Question

# A foot of normal from the point $\left( {4,3} \right)$ to a circle is $\left( {2,1} \right)$ and the diameter of the circle has the equation $2x - y = 2$. Then, the equation of circle isA. ${x^2} + {y^2} = 1$B. ${x^2} + {y^2} - 2x + 1 = 0$C. ${x^2} + {y^2} - 2x - 1 = 0$D. ${x^2} + {y^2} = 5$

Hint: Firstly, find the equation of the normal with the given points. They had already given the equation of diameter. The intersection of diameter and the normal will be the center of the circle. So, we can find out the equation of the circle with radius as a variable. After that if we substitute the foot of normal in the circle equation as it will be on the circle, we can get the radius also.

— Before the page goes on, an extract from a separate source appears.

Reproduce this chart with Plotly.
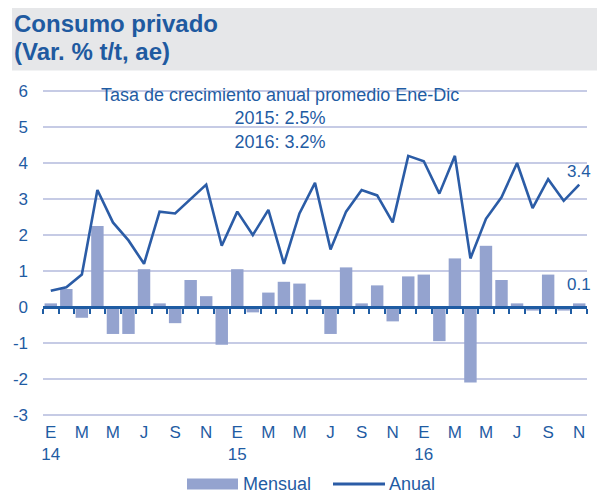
import plotly.graph_objects as go

# ---- data ----
months = list(range(35))  # Jan 2014 .. Nov 2016
mensual = [0.1, 0.5, -0.3, 2.25, -0.75, -0.75, 1.05, 0.1, -0.45, 0.75, 0.3, -1.05,
           1.05, -0.15, 0.4, 0.7, 0.65, 0.2, -0.75, 1.1, 0.1, 0.6, -0.4, 0.85,
           0.9, -0.95, 1.35, -2.1, 1.7, 0.75, 0.1, -0.1, 0.9, -0.1, 0.1]
anual = [0.45, 0.55, 0.9, 3.25, 2.35, 1.85, 1.2, 2.65, 2.6, 3.0, 3.4, 1.7,
         2.65, 2.0, 2.7, 1.2, 2.6, 3.45, 1.6, 2.65, 3.25, 3.1, 2.35, 4.2,
         4.05, 3.15, 4.2, 1.35, 2.45, 3.05, 4.0, 2.75, 3.55, 2.95, 3.4]
tick_pos = list(range(0, 35, 2))
tick_text = ["E<br>14", "M", "M", "J", "S", "N",
             "E<br>15", "M", "M", "J", "S", "N",
             "E<br>16", "M", "M", "J", "S", "N"]
y_ticks = [-3, -2, -1, 0, 1, 2, 3, 4, 5, 6]
y_tick_text = ["-3", "-2", "-1", "0", "1", "2", "3", "4", "5", "6"]
names = ["Mensual", "Anual"]
title_lines = ["Consumo privado", "(Var. % t/t, ae)"]
note = "Tasa de crecimiento anual promedio Ene-Dic<br>2015: 2.5%<br>2016: 3.2%"

BAR = "#94A3CF"
LINE = "#2B5CA6"
TXT = "#1F5CA3"
GRID = "#C6CBE5"
FONT = "Liberation Sans, Arial, sans-serif"

# page has an 8px body margin: figure drawn at (8, 8)
OFF = 8
W, H = 605 - OFF, 497 - OFF
# plot area in page pixels: x 43..587, y(6)=91, y(-3)=415
ymin, ymax = -3.03, 6.03
upx = (415 - 91) / 9.0
top_pg = 91 - (ymax - 6) * upx
bot_pg = 415 + (-3 - ymin) * upx
L = 43 - OFF
R = W - (587 - OFF)
T = top_pg - OFF
B = H - (bot_pg - OFF)
pw, ph = W - L - R, H - T - B


def px(xp):  # page pixel x -> paper
    return (xp - OFF - L) / pw


def py(yp):  # page pixel y -> paper
    return (H - B - (yp - OFF)) / ph


fig = go.Figure()
fig.add_trace(go.Bar(x=months, y=mensual, name=names[0], marker_color=BAR,
                     marker_line_width=0, showlegend=False, hoverinfo="skip"))
fig.add_trace(go.Scatter(x=months, y=anual, name=names[1], mode="lines",
                         line=dict(color=LINE, width=2.6), xaxis="x2",
                         showlegend=False, hoverinfo="skip"))

xr = [-0.5, 34.5]
fig.update_layout(
    width=W, height=H,
    margin=dict(l=L, r=R, t=T, b=B, pad=0, autoexpand=False),
    paper_bgcolor="white", plot_bgcolor="white",
    font=dict(family=FONT, size=17, color=TXT),
    bargap=0.2,
    xaxis=dict(range=xr, tickmode="array", tickvals=tick_pos, ticktext=tick_text,
               showgrid=False, zeroline=False, showline=False, ticks="",
               automargin=False,
               ticklabelstandoff=4, tickfont=dict(size=17, color=TXT)),
    xaxis2=dict(range=xr, overlaying="x", anchor="free",
                position=(0 - ymin) / (ymax - ymin), automargin=False,
                side="bottom", showgrid=False, zeroline=False,
                showline=True, linecolor="#1F5CA3", linewidth=3,
                tickmode="array", tickvals=[i - 0.5 for i in range(36)],
                ticks="outside", ticklen=5, tickwidth=2, tickcolor="#1F5CA3",
                showticklabels=False),
    yaxis=dict(range=[ymin, ymax], tickmode="array", tickvals=y_ticks,
               ticktext=y_tick_text, showgrid=True, gridcolor=GRID,
               gridwidth=1.5, zeroline=False, showline=False, ticks="",
               automargin=False,
               ticklabelstandoff=14, tickfont=dict(size=17, color=TXT)),
)

# header
fig.add_shape(type="rect", xref="paper", yref="paper", x0=px(12), x1=px(604),
              y0=py(70.5), y1=py(3), fillcolor="#E6E7E9", line_width=0, layer="below")
for t, yc in zip(title_lines, [23.5, 51.5]):
    fig.add_annotation(xref="paper", yref="paper", x=px(12), y=py(yc), xanchor="left",
                       yanchor="middle", text="<b>" + t + "</b>", showarrow=False,
                       font=dict(size=24, color="#1F5AA0", family=FONT))

# note
fig.add_annotation(xref="paper", yref="paper", x=px(280), y=py(118.5), xanchor="center",
                   yanchor="middle", align="center", text=note, showarrow=False,
                   font=dict(size=18, color=TXT, family=FONT))

# end labels
fig.add_annotation(x=months[-1], y=anual[-1], xref="x", yref="y", text=f"{anual[-1]:.1f}",
                   showarrow=False, yshift=13, font=dict(size=17, color=TXT))
fig.add_annotation(x=months[-1], y=mensual[-1], xref="x", yref="y", text=f"{mensual[-1]:.1f}",
                   showarrow=False, yshift=19, font=dict(size=17, color=TXT))

# custom legend
ly = 484
fig.add_shape(type="rect", xref="paper", yref="paper", x0=px(187), x1=px(238),
              y0=py(489.5), y1=py(478.5), fillcolor=BAR, line_width=0)
fig.add_annotation(xref="paper", yref="paper", x=px(241), y=py(ly), xanchor="left",
                   yanchor="middle", text=names[0], showarrow=False,
                   font=dict(size=18, color=TXT, family=FONT))
fig.add_shape(type="line", xref="paper", yref="paper", x0=px(333), x1=px(385),
              y0=py(ly), y1=py(ly), line=dict(color=LINE, width=3))
fig.add_annotation(xref="paper", yref="paper", x=px(387), y=py(ly), xanchor="left",
                   yanchor="middle", text=names[1], showarrow=False,
                   font=dict(size=18, color=TXT, family=FONT))

fig.write_html("out.html", config={"displayModeBar": False})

Let us note down the given data,
A foot of normal from the point $\left( {4,3} \right)$ to a circle is $\left( {2,1} \right)$
Diameter of the circle has an equation $2x - y = 2$.
Let us draw a diagram to visualize it clearly,

Now we can notice that the points $\left( {4,3} \right)$ and $\left( {2,1} \right)$ lie on the normal, we can find out the equation of the normal.
So, the equation of the normal can be found through the above formula.
Slope of the normal $= \dfrac{{{y_2} - {y_1}}}{{{x_2} - {x_1}}}$
Substitute the values we get,
Slope of the normal $= \dfrac{{1 - 3}}{{2 - 4}}$
$= 1$
The equation of a line which passes through two points $\left( {{x_1},{y_1}} \right)$ and $\left( {{x_2},{y_2}} \right)$ with slope $m$ is $\left( {y - {y_1}} \right) = m\left( {x - {x_1}} \right)$.
So, the equation of the normal is $\left( {y - {y_1}} \right) = m\left( {x - {x_1}} \right)$
When we substitute the values, we get as follows:
The equation of normal,
$\Rightarrow y - 1 = 1\left( {x - 2} \right) \\ \Rightarrow y - 1 = x - 2 \\ \Rightarrow x - y - 1 = 0 \\$
Now, to get the centre, we need to solve the normal equation and the diameter equation.
In the normal equation,
$\Rightarrow x - y - 1 = 0 \\ \Rightarrow x = 1 + y \\$
Put this in the diameter equation.
Diameter of the circle is $2x - y = 2$
$\Rightarrow 2\left( {1 + y} \right) - y = 2 \\ \Rightarrow 2 + y = 2 \\ \Rightarrow y = 0 \\$
Put this value in the normal equation or diameter equation to get the centre coordinators. Here we are going to use the normal equation. You can use any equation. Both give the same answer.
$\Rightarrow x = 1 + y \\ \Rightarrow x = 1 + 0 \\ \Rightarrow x = 1 \\$
So, the coordinates of the centre of the circle are $\left( {1,0} \right)$.
Now the equation of the circle with centre $\left( {a,b} \right)$ and radius $r$ is ${\left( {x - a} \right)^2} + {\left( {y - b} \right)^2} = {r^2}$
So, the circle equation will be as follows:
$\Rightarrow {\left( {x - 1} \right)^2} + {\left( {y - 0} \right)^2} = {r^2} \\ \Rightarrow {\left( {x - 1} \right)^2} + {y^2} = {r^2} \\$
We know that the point $\left( {2,1} \right)$ is on the circle. So, substitute this point in the equation to get the value of radius.
$\Rightarrow {\left( {2 - 1} \right)^2} + {1^2} = {r^2} \\ \Rightarrow 1 + 1 = {r^2} \\ \Rightarrow {r^2} = 2 \\ \Rightarrow r = \sqrt 2 \\$
Substitute this value in the equation of circle, we will get ${\left( {x - 1} \right)^2} + {y^2} = 2$
Expand the equation using the formula ${\left( {a - b} \right)^2} = {a^2} + {b^2} - 2ab$.
Where $a = x$ and $b = 1$.
Then we will get,
${\left( {x - 1} \right)^2} + {y^2} = 2 \\ \Rightarrow {x^2} + 1 - 2x + {y^2} = 2 \\ \Rightarrow {x^2} + {y^2} - 2x - 1 = 0 \\$
So, the equation of the circle is ${x^2} + {y^2} - 2x - 1 = 0$

So, the correct answer is “Option C”.

Note: These kinds of geometric problems are very interesting and would be very easy to solve when we clearly get the concepts. We must know all the properties related to the structures in the geometry. The present question that we solved can be done in a little bit different way by finding the radius using distance formula because we have a center and one point on the circle.